Thursday, November 29, 2012

Bankruptcy Law, The Law of Debtors and Creditors Problem Set Answers, Warren Westbrook Sixth Edition - Problem Set 21

 Problem Set 21, p.468

21.1 (not discussed)
  • §364(a) Borrow money as an administrative expense.
  • §364(c) request the court to authorize TIB the obtaining of credit with
  • priority over any administrative expense
  • lien
  • a junior lien.
  • §364(d) super priority security interest or equal lien.
  • The trustee is unable to obtain such credit otherwise.
  • There is adequate protection of the existing secured debts.
  • §726 (b) the administrative expense before the conversion has a priority over the after-conversion administrative expense. According to §503(b)(4) the administrative expense includes the attorney’s fee. Under §507(a)(2) the administrative expense has the priority.
  • The debts:
  • Pre-petition creditor: FSB $500K secured by inventory worth $250K + §362 account receivable worth $0; $250K remained.
  • Post-petition creditor: Hanratty $250K secured by equipment worth $150K; $100K remained.
  • Ch. 11 counsel $150K
  • Ch. 7 counsel $50K
  • Open asset is $350K
  • Priority:
  • FSB has a super priority under §507(a)(2)(1/2) and get $250K right away, see §507(b)
  • Ch. 11 counsel and Hanratty have the same priority under §507(a)(2), so they share pro rata the remaining $100K; Hanratty got the status of administrative expense under §503(b)(3)(D).
  • Ch. 7 counsel got nothing.
  • Note:
  • Here the attorney’s fee got the priority, because it is the administrative fee. §330(a)(1) only means the debtor’s attorney, while here is the trustee/DIP’s attorney.
  • §726 distributions: we pay the liquidation expense first.
  • §364(c)(1): the judge can give the post-petition creditors the super priority.

21.3 (not discussed)
  • Murphy proposed to make a lower interest loan to VEI conditioned that all his loans are secured by all VEI’s assets. It is hard to get the approval of the court for this cross-collateralization.
  • §364(c) if the debtor cannot get a loan by granting the administrative expense status, it can set up a new lien on unencumbered property
  • the court is likely to approve it
  • If the YSB trying to leave, it will enhance the chance for the court’s approval.

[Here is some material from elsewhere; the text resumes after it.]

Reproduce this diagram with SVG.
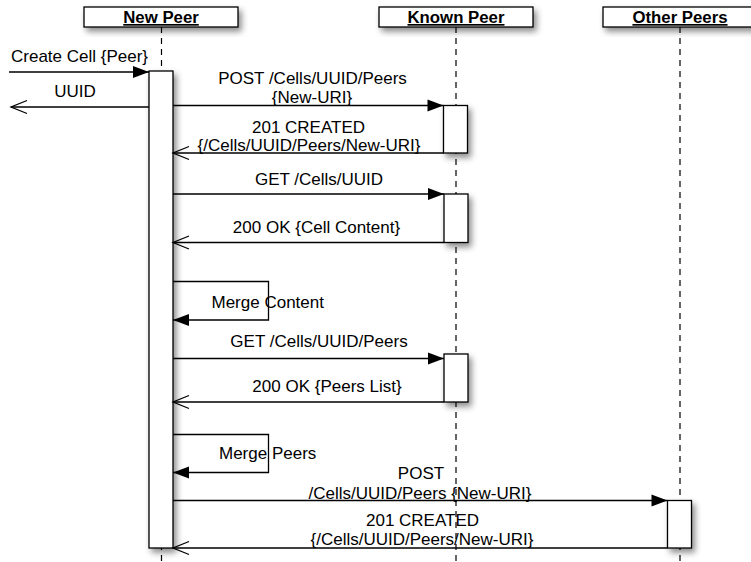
<svg xmlns="http://www.w3.org/2000/svg" width="751" height="562" viewBox="0 0 751 562">
<style>
.hdr{fill:#fff;stroke:#000;stroke-width:1.3;filter:url(#sh)}
.act{fill:#fff;stroke:#000;stroke-width:1.3;filter:url(#sh)}
.life{stroke:#000;stroke-width:1.2;stroke-dasharray:6 5;fill:none}
.ht{font-family:"Liberation Sans",Arial,sans-serif;font-size:16.8px;font-weight:bold;text-decoration:underline;text-anchor:middle;fill:#000}
.lbl{font-family:"Liberation Sans",Arial,sans-serif;font-size:17px;fill:#000}
.c{text-anchor:middle}
.req{stroke:#000;stroke-width:1.3;fill:none;marker-end:url(#fa)}
.rep{stroke:#000;stroke-width:1.3;fill:none;marker-end:url(#oa)}
</style>
<defs>
<filter id="sh" x="-50%" y="-50%" width="200%" height="200%">
<feDropShadow dx="3" dy="4" stdDeviation="3" flood-color="#000" flood-opacity="0.45"/>
</filter>
<marker id="fa" markerUnits="userSpaceOnUse" markerWidth="17" markerHeight="13" refX="16" refY="6" orient="auto" overflow="visible">
<path d="M0,0 L16,6 L0,12 z" fill="#000"/>
</marker>
<marker id="oa" markerUnits="userSpaceOnUse" markerWidth="17" markerHeight="14" refX="16" refY="6.5" orient="auto" overflow="visible">
<path d="M0,0 L16,6.5 L0,13" fill="none" stroke="#000" stroke-width="1.3"/>
</marker>
</defs>
<rect width="751" height="562" fill="#fff"/>

<g id="lifelines">
<line class="life" x1="161.5" y1="27" x2="161.5" y2="562"/>
<line class="life" x1="456" y1="27" x2="456" y2="562"/>
<line class="life" x1="680" y1="27" x2="680" y2="562"/>
</g>

<g id="new-peer">
<rect class="hdr" x="84" y="7" width="154" height="20"/>
<text class="ht" x="161" y="23">New Peer</text>
<rect class="act" x="149" y="71" width="24" height="477"/>
</g>

<g id="known-peer">
<rect class="hdr" x="379" y="7" width="154" height="20"/>
<text class="ht" x="456" y="23">Known Peer</text>
<rect class="act" x="443.5" y="105.5" width="24" height="47.5"/>
<rect class="act" x="444" y="194" width="24" height="48.5"/>
<rect class="act" x="444" y="354" width="24" height="48"/>
</g>

<g id="other-peers">
<rect class="hdr" x="603" y="7" width="154" height="20"/>
<text class="ht" x="680" y="23">Other Peers</text>
<rect class="act" x="667.5" y="500.5" width="24" height="47.5"/>
</g>

<g id="connectors">
<line class="req" x1="9" y1="72" x2="149" y2="72"/>
<line class="rep" x1="149" y1="107" x2="11" y2="107"/>
<line class="req" x1="173" y1="105.5" x2="443.5" y2="105.5"/>
<line class="rep" x1="443.5" y1="153" x2="173" y2="153"/>
<line class="req" x1="173" y1="194" x2="444" y2="194"/>
<line class="rep" x1="444" y1="242.5" x2="173" y2="242.5"/>
<polyline class="req" points="173,281.5 268.5,281.5 268.5,320 173,320"/>
<line class="req" x1="173" y1="358.5" x2="444" y2="358.5"/>
<line class="rep" x1="444" y1="402" x2="173" y2="402"/>
<polyline class="req" points="173,434.5 268.5,434.5 268.5,472.5 173,472.5"/>
<line class="req" x1="173" y1="500.5" x2="667.5" y2="500.5"/>
<line class="rep" x1="667.5" y1="548" x2="173" y2="548"/>
</g>

<g id="labels">
<text class="lbl" x="11" y="62">Create Cell {Peer}</text>
<text class="lbl c" x="75" y="97">UUID</text>
<text class="lbl c"><tspan x="312.5" y="84.2">POST /Cells/UUID/Peers</tspan><tspan x="312" y="102.6">{New-URI}</tspan></text>
<text class="lbl c"><tspan x="308.5" y="133">201 CREATED</tspan><tspan x="309" y="151">{/Cells/UUID/Peers/New-URI}</tspan></text>
<text class="lbl c" x="319" y="185">GET /Cells/UUID</text>
<text class="lbl c" x="316.5" y="233">200 OK {Cell Content}</text>
<text class="lbl" x="211.5" y="308">Merge Content</text>
<text class="lbl c" x="319" y="347">GET /Cells/UUID/Peers</text>
<text class="lbl c" x="327" y="392">200 OK {Peers List}</text>
<text class="lbl" x="219" y="459">Merge Peers</text>
<text class="lbl c"><tspan x="421" y="479">POST</tspan><tspan x="420" y="499">/Cells/UUID/Peers {New-URI}</tspan></text>
<text class="lbl c"><tspan x="422.5" y="526.2">201 CREATED</tspan><tspan x="422" y="544.6">{/Cells/UUID/Peers/New-URI}</tspan></text>
</g>
</svg>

  • §503(b)(9) the administrative expenses include the value of any goods received by the debtor within 20 days before the date of commencement of a case under this title in which the goods have been sold to the debtor in the ordinary course of such debtor’s business.
  • §546(c)(1) the trustee is subject to the right of a seller of goods that has sold goods to the debtor, in the ordinary course of such seller’s business, to reclaim such goods if the debtor has received such goods while insolvent, within 45 days before the date of the commencement of a case but such seller may not reclaim such goods unless such seller demands in writing reclamation of such goods
  • not later than 45 days after the date receipt of such goods by the debtor
  • no later than 20 days after the date of commencement of the case, if the 45-day period expires after the commencement of the case
  • §546(c)(2) if a seller of goods fails to provide notice in the manner prescribed in §546(c)(1), the seller still may assert the rights contained in §503(b)(9).
  • When is the commencement of the case? Three weeks ago; here National did not provide the notice under §546(c)(1), so they have to use §503(b)(9); but here it was beyond the 20 days limit, so National cannot reclaim the parts.
  • Reclamation is a right between Possession (holds) and Title (owns) defined in the UCC article 2.
  • Reclamation is also subject to the automatic stay, right? So the sellers need to ask the court to lift the stay under §362(d)? both yes
  • §546(c)(1) requires that the debtor is insolvent when he received the goods; two dates are important:
  • 45 days look-back window to receive the goods
  • 45 days or 20 days demanding window. It depends on when the bankruptcy is filed. I think if the seller sold the goods to the debtor before 25 days before the filing, he has 20 days to demand reclamation after the filing; if within 25 days, he may have more than 20 days calculating the 45 days.
  • If the debtor received the goods after the bankruptcy filing, then the sellers get the administrative expense priority under §503(b)(3)(D); the sellers have no reclamation rights.
  • §503(b)(9) also stipulates the reclamation rights, and the sellers don’t have to go through all the requirements.